June 15, 2010

registry guilt

Well, the Bellin Run this weekend happened as planned. I did not run as planned because apparently, my plans were off. Thank you, Nike+. That 6.5 mile run I did last week? 6 miles. Nike+ tracked my 10k at 7.6 miles. So my expectation of running a 10:30 pace? Based on inaccurate numbers. It just meant I had to readjust my expectations. I ran faster than I did last year by 2 minutes, but I still felt I could have done better. I think it's hard to do well when you're standing around for at least 45 minutes before your wave starts. Maybe I'd do better on another 10k.

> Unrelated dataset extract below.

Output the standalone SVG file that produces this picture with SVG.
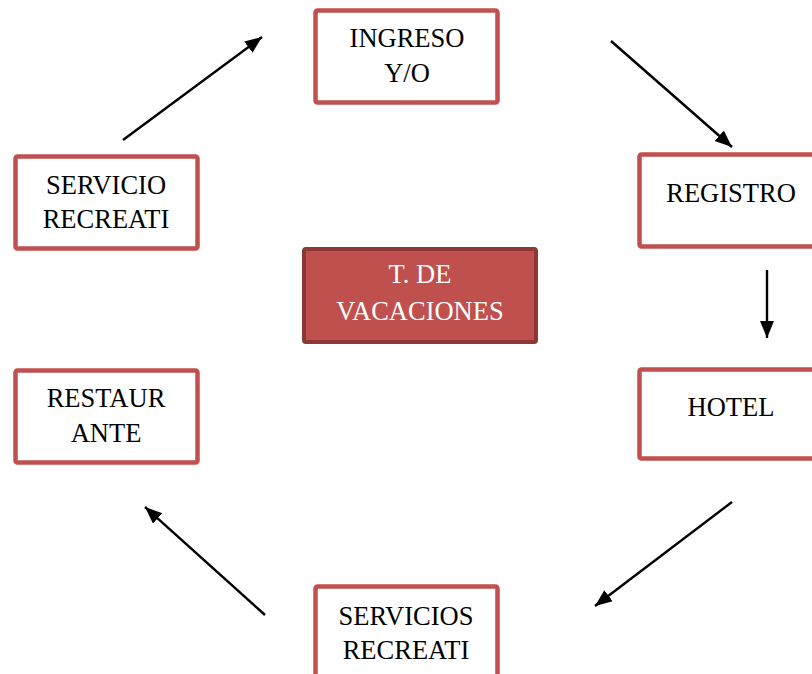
<svg xmlns="http://www.w3.org/2000/svg" width="812" height="674" viewBox="0 0 812 674">
<style>
.box{fill:#ffffff;stroke:#C0504D;stroke-width:4.5}
.main{fill:#C0504D;stroke:#8C3836;stroke-width:4}
.t{font-family:"Liberation Serif","Times New Roman",serif;font-size:26.5px;fill:#000;text-anchor:middle}
.tw{font-family:"Liberation Serif","Times New Roman",serif;font-size:26.5px;fill:#fff;text-anchor:middle}
.c{stroke:#000;stroke-width:2.4;fill:none;marker-end:url(#ah)}
</style>
<defs>
<marker id="ah" markerUnits="userSpaceOnUse" markerWidth="20" markerHeight="16" refX="17" refY="7" orient="auto">
<path d="M0,0 L17,7 L0,14 z" fill="#000"/>
</marker>
</defs>
<rect width="812" height="674" fill="#fff"/>
<g id="connectors">
<line class="c" x1="123" y1="140" x2="262" y2="37"/>
<line class="c" x1="611" y1="41" x2="732" y2="147"/>
<line class="c" x1="767" y1="270" x2="767" y2="338"/>
<line class="c" x1="732" y1="502" x2="595" y2="606"/>
<line class="c" x1="265" y1="615" x2="145" y2="507"/>
</g>
<g id="ingreso">
<rect class="box" x="315.5" y="10.5" width="182" height="92" rx="2"/>
<text class="t" x="407" y="47">INGRESO</text>
<text class="t" x="407" y="82">Y/O</text>
</g>
<g id="registro">
<rect class="box" x="639.5" y="154.5" width="184" height="92" rx="2"/>
<text class="t" x="731" y="202">REGISTRO</text>
</g>
<g id="hotel">
<rect class="box" x="639.5" y="369.5" width="184" height="89" rx="2"/>
<text class="t" x="731" y="416">HOTEL</text>
</g>
<g id="servicios">
<rect class="box" x="315.5" y="586.5" width="182" height="100" rx="2"/>
<text class="t" x="406" y="625">SERVICIOS</text>
<text class="t" x="406" y="659">RECREATI</text>
</g>
<g id="restaurante">
<rect class="box" x="15.5" y="370.5" width="182" height="92" rx="2"/>
<text class="t" x="106" y="407">RESTAUR</text>
<text class="t" x="106" y="442">ANTE</text>
</g>
<g id="servicio">
<rect class="box" x="15.5" y="156.5" width="182" height="92" rx="2"/>
<text class="t" x="106" y="194">SERVICIO</text>
<text class="t" x="106" y="228">RECREATI</text>
</g>
<g id="centro">
<rect class="main" x="304" y="249" width="232" height="93" rx="2"/>
<text class="tw" x="420" y="283">T. DE</text>
<text class="tw" x="420" y="320">VACACIONES</text>
</g>
</svg>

Andrew and I are getting things ready for our wedding this weekend and the party in August. We had some extra time today before going to a work picnic, so we went to Target and started of thinking of things we'd like on the registry. There's somethings we know for sure (box set of Indiana Jones movies, magnetic knife stripe), but we (especially Andrew) feel conflicted about asking for a bunch of stuff. We already live together and have collected things like dishes, pots and pans, etc. We could register for nicer things, but as a whole, we have no real issue with the things we have. It seems wasteful to register for things we don't really need or would simply like to have because we have the option of having them. I'm surviving perfectly fine without an egg plate so far.

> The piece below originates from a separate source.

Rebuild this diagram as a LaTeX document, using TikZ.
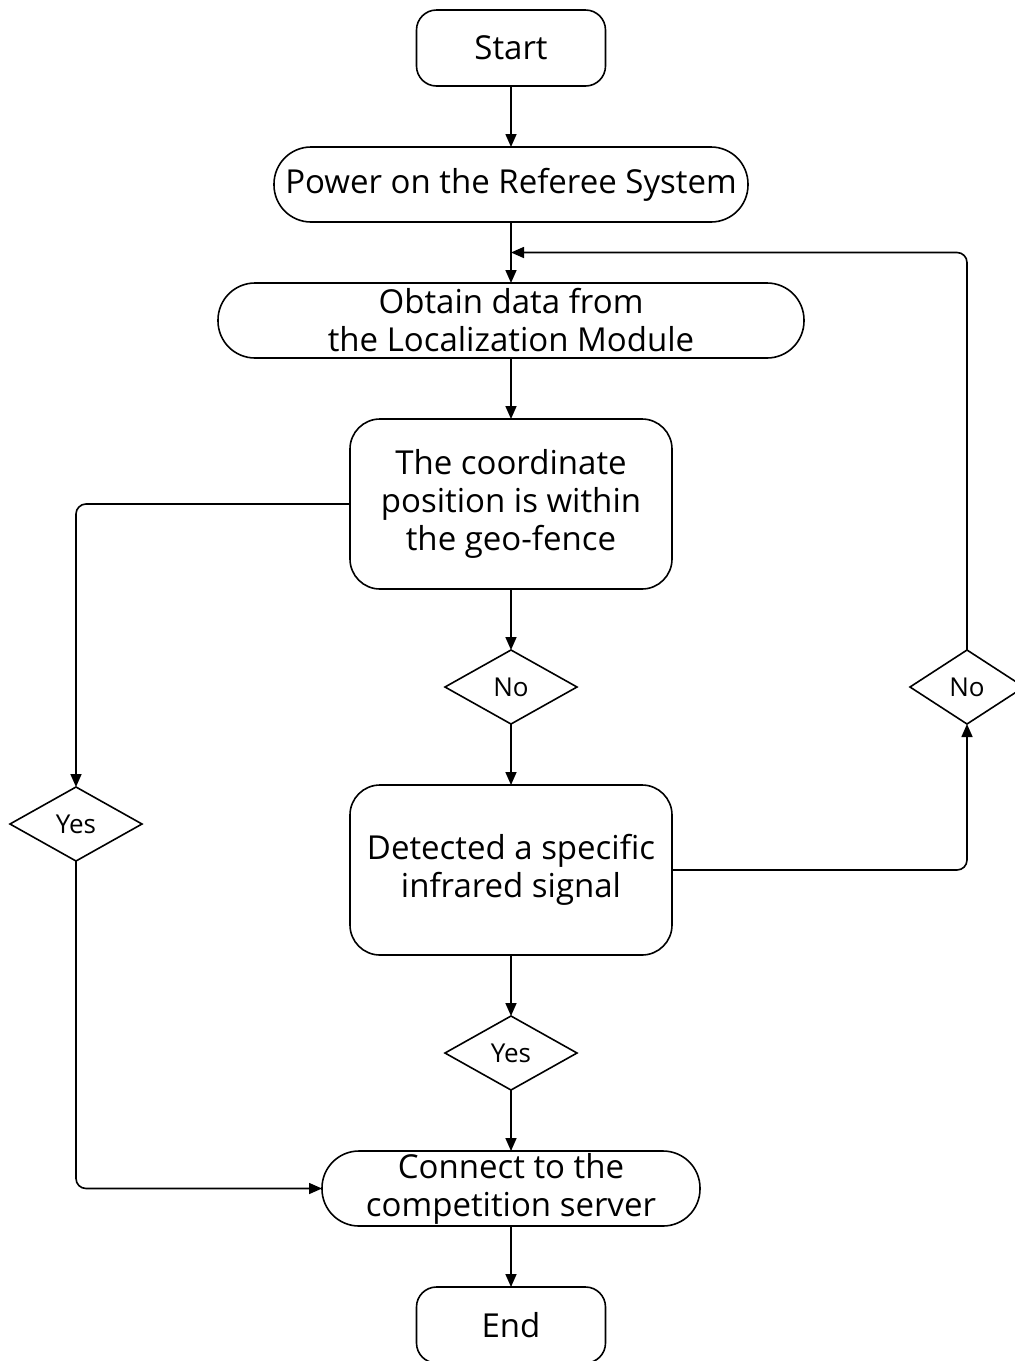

However, people like to bring gifts to weddings and we want to help people celebrate their excitement with us. People coming to the small wedding this weekend have already asked about what they can bring - both in terms of gifts as well as food.

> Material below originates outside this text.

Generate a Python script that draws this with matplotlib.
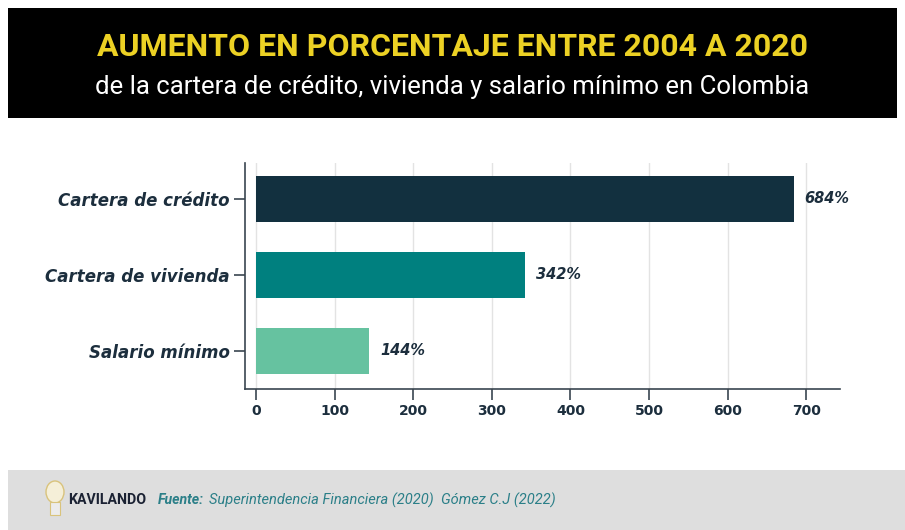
import matplotlib
matplotlib.use("Agg")
import matplotlib.pyplot as plt
from matplotlib.patches import Rectangle, Ellipse

categories = ["Cartera de crédito", "Cartera de vivienda", "Salario mínimo"]
values = [684, 342, 144]
value_labels = ["684%", "342%", "144%"]
colors = ["#12303f", "#00807f", "#66c2a0"]
xticks = [0, 100, 200, 300, 400, 500, 600, 700]

navy = "#1c2e3d"
W, H = 905, 530

fig = plt.figure(figsize=(9.05, 5.3), dpi=100)
fig.patch.set_facecolor("white")
renderer = fig.canvas.get_renderer()


def fit(t, target_px):
    bb = t.get_window_extent(renderer=renderer)
    t.set_fontsize(t.get_fontsize() * target_px / bb.width)


# banner
fig.add_artist(Rectangle((8/W, 1-118/H), 889/W, 110/H, transform=fig.transFigure,
                         facecolor="black", edgecolor="none", zorder=0))
t1 = fig.text(0.5, 1-47/H, "AUMENTO EN PORCENTAJE ENTRE 2004 A 2020", ha="center", va="center",
              color="#ecd124", fontsize=20, fontweight="bold", family="Roboto")
fit(t1, 709)
t2 = fig.text(0.5, 1-87/H, "de la cartera de crédito, vivienda y salario mínimo en Colombia",
              ha="center", va="center", color="white", fontsize=15, family="Roboto")
fit(t2, 716)

# footer
fig.add_artist(Rectangle((8/W, 0), 897/W, 60/H, transform=fig.transFigure,
                         facecolor="#dedede", edgecolor="none", zorder=0))
fig.add_artist(Ellipse((55/W, 1-492/H), 18/W, 22/H, transform=fig.transFigure,
                       facecolor="#f5efd8", edgecolor="#d9c37c", lw=1, zorder=1))
fig.add_artist(Rectangle((50/W, 1-515/H), 10/W, 13/H, transform=fig.transFigure,
                         facecolor="#ececec", edgecolor="#d9c37c", lw=0.8, zorder=1))
t3 = fig.text(68/W, 1-500/H, "KAVILANDO", ha="left", va="center", color="#1b2233",
              fontsize=10, fontweight="bold", family="Roboto")
fit(t3, 78)
t4 = fig.text(158/W, 1-500/H, "Fuente:", ha="left", va="center", color="#2b7f88",
              fontsize=10, fontweight="bold", style="italic", family="Roboto")
fit(t4, 46)
t5 = fig.text(209/W, 1-500/H, "Superintendencia Financiera (2020)  Gómez C.J (2022)", ha="left",
              va="center", color="#2b7f88", fontsize=10, style="italic", family="Roboto")
fit(t5, 344)

ax = fig.add_axes([245/W, 1-389/H, (840-245)/W, (389-163)/H])
y = list(range(len(categories)))
ax.barh(y, values, height=0.6, color=colors, zorder=3)
ax.set_ylim(2.5, -0.47)
ax.set_xlim(-14, 743)
ax.set_yticks(y)
ax.set_yticklabels(categories, fontsize=12, fontweight="bold", style="italic", color=navy)
ax.set_xticks(xticks)
ax.set_xticklabels([str(t) for t in xticks], fontsize=10, fontweight="bold", color=navy)
for yi, v, lab in zip(y, values, value_labels):
    ax.text(v + 14, yi, lab, va="center", ha="left", fontsize=10.5, fontweight="bold",
            style="italic", color=navy)
ax.grid(axis="x", color="#e3e3e3", lw=1, zorder=0)
for s in ["top", "right"]:
    ax.spines[s].set_visible(False)
for s in ["left", "bottom"]:
    ax.spines[s].set_color("#3a4550")
    ax.spines[s].set_linewidth(1.2)
ax.tick_params(axis="both", colors="#3a4550", length=8, width=1.2, pad=3)
ax.tick_params(axis="y", labelcolor=navy)
ax.tick_params(axis="x", labelcolor=navy)

fig.savefig("out.png", dpi=100)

I don't know. My non-materialistic side is brushing up against the idea of going into Target and pointing at stuff I want. Any suggestions for managing feelings of registry guilt?

Of course. As soon as I write out my registry guilt, I head over to A Practical Wedding and Meg offers her lovely, often incredibly useful, advice:
The registry is not about the wedding, the registry is about the marriage. For us, we hope that means a long life with a passel of kids, a ton of family gatherings, and lots of cooking. So for us, that’s what a registry is about – letting our friends and loved ones build that home for us. The registry is like a barn raising.


Katie said...

I had the same thing. Someone pointed out to me that the registry is now an entrenched part of our culture, and that it is ok (on occassion) to let yourself enjoy it. :-)

You could also put things on that people can go together to get that might be difficult for you to purchase on your own. (e.g. a vacuum, although I know that particular example doesn't apply to you with your shining hardwood floors) :-) It doesn't have to be a lot of things or any particular things. Just have fun with it.

dm said...

I have hardwood floors, and I vacuum all the time, way easier than sweeping, just saying :)

I read your post and had all sorts of advice, but the Meg person said it best. Also, the reality of it is, if you don't register, you will end up with more crystal picture frames than you could ever, ever imagine.

Though I think you've already married by now? Congratulations!